Donc dans l’épilogue, la jeune fille qui attend derrière son père c’était un peu vous chez le concessionnaire ?

Exactement (rires). Et en même temps, ça ressemble pas mal à la fille que j’ai rencontrée dans l’aéroport et qui m’a parlé de sa vie. Et puis tout ce que dit le père sur l’absence de travail dans le village, ça donne des idées pour une suite un peu plus sociale. CSP est plus égoïste comparé au deuxième qui serait plus impliqué. Je pensais l’appeler Comédie Sentimentale Prosaïque ou Pragmatique (rires). A ce moment là, j’irais là bas pour rencontrer les gens. Puis il y a aussi la possibilité que Corrine convainque Louis de réactiver l’hôtel et de le rouvrir.

Mais, il existe vraiment cet hôtel ?

Pas du tout. Il y a un hôtel à Tadoussac qui lui ressemble un peu et qui m’a inspiré. C’est comme le dernier bastion de la civilisation avant l’Atlantique. C’est un hôtel qui n’a pas changé depuis les années 1920. Il est bien préservé, très beau. Très orgueilleux aussi, au milieu de nulle part. Je m’en suis inspiré, en plus fou. Je l’ai appelé la « folie Massicote ». Et j’ai ajouté l’amertume de l’architecte qui a muré la plus belle pièce de son hôtel, une salle de bal comme dans les films de Fred Astaire. Il y a cet espèce de chantage-là, de dire « j’ai fait quelque chose de merveilleux et ça n’intéresse personne ? Et bien je vais le murer ! ». Quelque chose de très amer, que j’ai fait inconsciemment. C’est un de mes rêves récurrents, de découvrir dans une maison une pièce que je ne connais pas.

Passons maintenant au graphisme. Votre traitement des couleurs est assez particulier.

C’est Michel Rabagliati qui m’a fait essayer des crayons de couleur. On était dans une dédicace à Moncton au Nouveau-Brunswick et ça n’intéressait pas grand monde nos livres en français. Il faisait des dédicaces avec ces crayons là et puis il me les a faits essayer en me vantant leur velouté. J’ai été conquis et j’en ai acheté. Ça a complètement renouvelé mon plaisir de dessiner. Et puis ça m’a ouvert au plaisir de faire du dessin un peu plus spectaculaire. C’est peut-être plus évident dans À la faveur de la nuit où les couleurs sont plus « pop », où il y a du sang, de l’horreur, des cauchemars.

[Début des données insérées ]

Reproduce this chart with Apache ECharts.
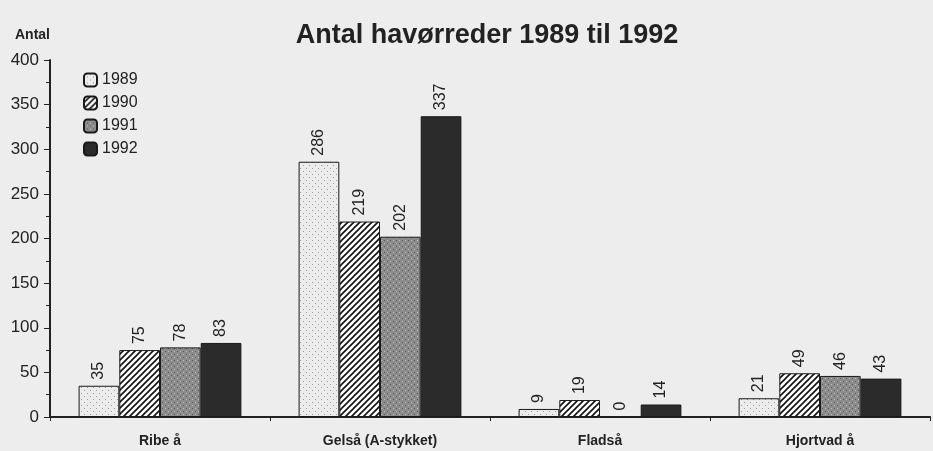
<!DOCTYPE html>
<html lang="da">
<head>
<meta charset="UTF-8">
<title>Antal havørreder</title>
<script src="https://cdn.jsdelivr.net/npm/echarts@6.0.0/dist/echarts.min.js"></script>
<style>
  html, body { margin: 0; padding: 0; background: #ededed; }
  #chart { width: 933px; height: 451px; }
</style>
</head>
<body>
<div id="chart"></div>
<script>
const categories = ['Ribe å', 'Gelså (A-stykket)', 'Fladså', 'Hjortvad å'];
const years = ['1989', '1990', '1991', '1992'];
const v1989 = [35, 286, 9, 21];
const v1990 = [75, 219, 19, 49];
const v1991 = [78, 202, 0, 46];
const v1992 = [83, 337, 14, 43];
const yTicks = [0, 50, 100, 150, 200, 250, 300, 350, 400];

// small canvas patterns to mimic the printed fills
function makePattern(kind) {
    const c = document.createElement('canvas');
    c.width = 6; c.height = 6;
    const g = c.getContext('2d');
    if (kind === 'light') {
        g.fillStyle = '#ececec'; g.fillRect(0, 0, 6, 6);
        g.fillStyle = '#9a9a9a';
        g.fillRect(0, 0, 1, 1); g.fillRect(3, 3, 1, 1);
    } else if (kind === 'hatch') {
        g.fillStyle = '#ffffff'; g.fillRect(0, 0, 6, 6);
        g.strokeStyle = '#111'; g.lineWidth = 1.6;
        g.beginPath();
        g.moveTo(-1, 7); g.lineTo(7, -1);
        g.moveTo(-1, 1); g.lineTo(1, -1);
        g.moveTo(5, 7); g.lineTo(7, 5);
        g.stroke();
    } else if (kind === 'mid') {
        g.fillStyle = '#8c8c8c'; g.fillRect(0, 0, 6, 6);
        g.fillStyle = '#555';
        g.fillRect(0, 0, 1, 1); g.fillRect(3, 3, 1, 1);
        g.fillStyle = '#bdbdbd';
        g.fillRect(3, 0, 1, 1); g.fillRect(0, 3, 1, 1);
    } else {
        g.fillStyle = '#2b2b2b'; g.fillRect(0, 0, 6, 6);
    }
    return { image: c, repeat: 'repeat' };
}

const fills = [makePattern('light'), makePattern('hatch'), makePattern('mid'), makePattern('dark')];
const values = [v1989, v1990, v1991, v1992];

const chart = echarts.init(document.getElementById('chart'));
chart.setOption({
    backgroundColor: '#ededed',
    animation: false,
    title: {
        text: 'Antal havørreder 1989 til 1992',
        left: 482, top: 17, textAlign: 'center',
        textStyle: { fontFamily: 'Liberation Sans', fontWeight: 'bold', fontSize: 27, color: '#222' }
    },
    legend: {
        data: years,
        orient: 'vertical',
        left: 78, top: 67,
        itemWidth: 13, itemHeight: 13, itemGap: 7,
        textStyle: { fontFamily: 'Liberation Sans', fontSize: 16, color: '#222' }
    },
    grid: { left: 50, right: 3, top: 60, bottom: 34 },
    xAxis: {
        type: 'category',
        data: categories,
        axisLine: { lineStyle: { color: '#222', width: 2 } },
        axisTick: { show: true, length: 4, lineStyle: { color: '#222' } },
        axisLabel: {
            margin: 17,
            fontFamily: 'Liberation Sans', fontWeight: 'bold', fontSize: 14, color: '#222'
        }
    },
    yAxis: {
        type: 'value',
        min: 0, max: 400, interval: 50,
        name: 'Antal',
        nameLocation: 'end',
        nameGap: 18,
        nameTextStyle: { fontFamily: 'Liberation Sans', fontWeight: 'bold', fontSize: 14, color: '#222', align: 'right' },
        axisLine: { show: true, lineStyle: { color: '#222', width: 2 } },
        axisTick: { show: true, length: 6, lineStyle: { color: '#222' } },
        minorTick: { show: true, splitNumber: 2, length: 4, lineStyle: { color: '#222' } },
        splitLine: { show: false },
        axisLabel: {
            margin: 11,
            fontFamily: 'Liberation Sans', fontSize: 17, color: '#222',
            formatter: v => yTicks.includes(v) ? String(v) : ''
        }
    },
    series: years.map((y, i) => ({
        name: y,
        type: 'bar',
        data: values[i],
        barGap: '0%',
        barCategoryGap: '26%',
        itemStyle: { color: fills[i], borderColor: '#1a1a1a', borderWidth: 1 },
        label: {
            show: true,
            position: 'top',
            rotate: 90,
            align: 'left',
            verticalAlign: 'middle',
            distance: 6,
            fontFamily: 'Liberation Sans', fontSize: 16, color: '#222'
        }
    }))
});
</script>
</body>
</html>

Une page de A la faveur de la nuit

Et le fait de ne pas tracer le contour des cases ?

Mon dessin vit très bien dans cette légèreté-là, dans cette apesanteur. À chaque fois que je fais des cases, je trouve que ça plombe mon dessin. Même si le coup de crayon et la liberté sont assez factices parce que j’ai tendance à recommencer 10 ou 15 fois mes pages, j’aime donner cette impression de légèreté.

Contrairement à ce qu’on pourrait penser en voyant leur traitement, la construction de vos pages n’est pas improvisée.

Les originaux, c’est 5 kilos de papier. Misère... Il y a un ami qui appelle ça "le sourire du gymnaste". Celui qui fait des pirouettes très compliquées en gardant le sourire.

Et comment ça se passe pour le découpage ? Vous faites un storyboard ?

Ça dépend vraiment des chapitres. Chaque scène a été pensée différemment. Souvent, je vais faire un petit storyboard pour la mise en place, mais en même temps, j’essaye de ne pas trop gaspiller mon plaisir de dessin là-dedans. Mais c’est vrai que de plus en plus je prépare mon coup, je fais des storyboards. Après 15 ans de métier, je commence à moins édulcorer entre l’échafaudage et la réalisation. Au début, c’est vraiment très difficile quand on fait un crayonné qui raconte une belle histoire, un jeu juste, et qu’on passe à l’encre comme un bon élève qui tire la langue en s’appliquant.

Je suis professeur de BD et j’essaye tout le temps de donner des petites méthodes pour que le dessin reste vivant. En même temps, si on dessine sans storyboard, ça peut bien aller, mais on va rester dans une grammaire assez restreinte, dans une certaine prudence. Avec un crayonné, ça donne l’occasion d’essayer des trucs un peu fous avec des perspectives. Mais ça ne se fait pas toujours du premier coup, il faut ramer un peu pour y arriver.

Ce qui explique le temps que vous avez passé sur ces deux ouvrages ?

Comme j’étais tout seul à la maison, j’ai fait comprendre à mes amis que je ne sortirais pas tant que ce n’était pas terminé. J’ai vraiment passé une année quasiment monacale. À part quand je suis allé rejoindre mon épouse pendant un mois. Je suis allé chez des auteurs à gauche et à droite. Je travaillais chez Lewis, Guy Delisle, Philippe Squarzoni, Aurelia Aurita et Frédéric Boilet. Sur des coins de table, à l’aéroport. À part cette pause-là, je suis resté concentré chez moi sur mon truc. Je ne sais pas si j’aurai encore le loisir de travailler comme ça, 18 heures par jour pendant une année.